There is no need to remove the green nursery tape. The graft union is very thin and tender at this stage. the nursery tape will help provide more strength through the first growing season. It will stretch enough to allow the plant to continue to expand.
Another example of bud break.
The stumping experiment is progressing quite well. You can see how the branching has formed from the three buds at the top of the stump.
In late May, the shoots are between 18" and 30". I had to tie them up because they were growing so quickly that they were too soft to support their own weight.
A couple weeks later they are growing exponentially.
The tops of the shoots have reached about 7-1/2' from the ground. The stump was a little less that 4' to begin with.
Large cutting experiment. This has been progressing well with some amazing results. Not all cuttings have progressed at the same rate, but some are growing so fast you can almost watch them do it.
Also intersesting is the size of the growth. Some of the growth is 3/8" or larger and appears to be more like growth on an established tree, rather than the lighter growth that often forms on small cuttings. Perhaps the large cuttings "think" they are part of a larger tree, or maybe just have more stored energy.

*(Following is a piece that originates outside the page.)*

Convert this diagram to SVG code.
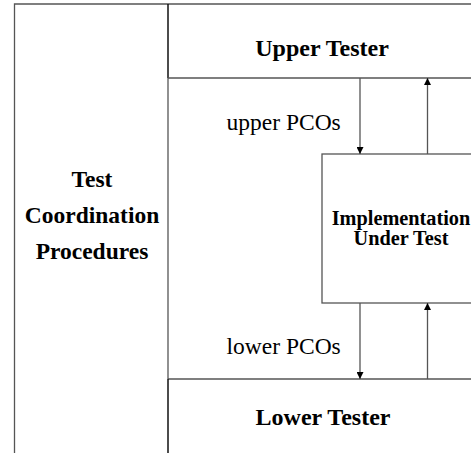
<svg xmlns="http://www.w3.org/2000/svg" width="471" height="453" viewBox="0 0 471 453">
  <defs>
    <marker id="ah" viewBox="0 0 10 10" refX="10" refY="5" markerWidth="7" markerHeight="7" markerUnits="userSpaceOnUse" orient="auto">
      <path d="M0,0 L10,5 L0,10 Z" fill="#000"/>
    </marker>
    <style>
      .ln { fill: none; stroke: #555; stroke-width: 1.3; }
      .dk { fill: none; stroke: #111; stroke-width: 1.5; }
      .bt { font-family: "Liberation Serif", "Times New Roman", serif; font-weight: bold; fill: #000; text-anchor: middle; }
      .rt { font-family: "Liberation Serif", "Times New Roman", serif; fill: #000; }
      .cn { fill: none; stroke: #555; stroke-width: 1.3; marker-end: url(#ah); }
    </style>
  </defs>
  <rect x="0" y="0" width="471" height="453" fill="#fff"/>
  <g id="test-coordination">
    <path class="ln" d="M14.5,453 V4 H471"/>
    <path class="ln" d="M168,78 V379"/>
    <text class="bt" x="92" y="187" font-size="23.5">Test</text>
    <text class="bt" x="92" y="223" font-size="23.5">Coordination</text>
    <text class="bt" x="92" y="259" font-size="23.5">Procedures</text>
  </g>
  <g id="upper-tester">
    <path class="dk" d="M168,4 V78"/>
    <path class="ln" d="M168,78 H471"/>
    <text class="bt" x="322" y="56" font-size="24">Upper Tester</text>
  </g>
  <g id="iut">
    <rect class="ln" x="322" y="154" width="170" height="149"/>
    <text class="bt" x="401" y="225" font-size="20.3">Implementation</text>
    <text class="bt" x="401" y="245" font-size="20.3">Under Test</text>
  </g>
  <g id="lower-tester">
    <path class="ln" d="M168,379 H471"/>
    <path class="dk" d="M168,379 V453"/>
    <text class="bt" x="323" y="425" font-size="24">Lower Tester</text>
  </g>
  <g id="connectors">
    <line class="cn" x1="360" y1="78" x2="360" y2="154"/>
    <line class="cn" x1="427.5" y1="154" x2="427.5" y2="78"/>
    <line class="cn" x1="360" y1="303" x2="360" y2="379"/>
    <line class="cn" x1="427.5" y1="379" x2="427.5" y2="303"/>
    <text class="rt" x="226.5" y="130" font-size="23.5">upper PCOs</text>
    <text class="rt" x="226.5" y="354" font-size="23.5">lower PCOs</text>
  </g>
</svg>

This pix is about three weeks after the one above.
This third picture is the most agressive example (which happens to be a Paradiso).
The extra large cuttings I experimented with this season were stored upside down. This is a bundle of Panache cuttings which rooted like crazy. Most of the rest of the cuttings showed little or no root growth. However, as in the example of the Paradiso cutting above, many of the cuttings have exploded in growth.
The accidental espalier experiment continues. Growth from each node is now about 12" long. Those closest to the roots are somewhat longer, and those further from the roots are a bit shorter.
And finally, my entrant in the large leaf contest this season. More than 12" across.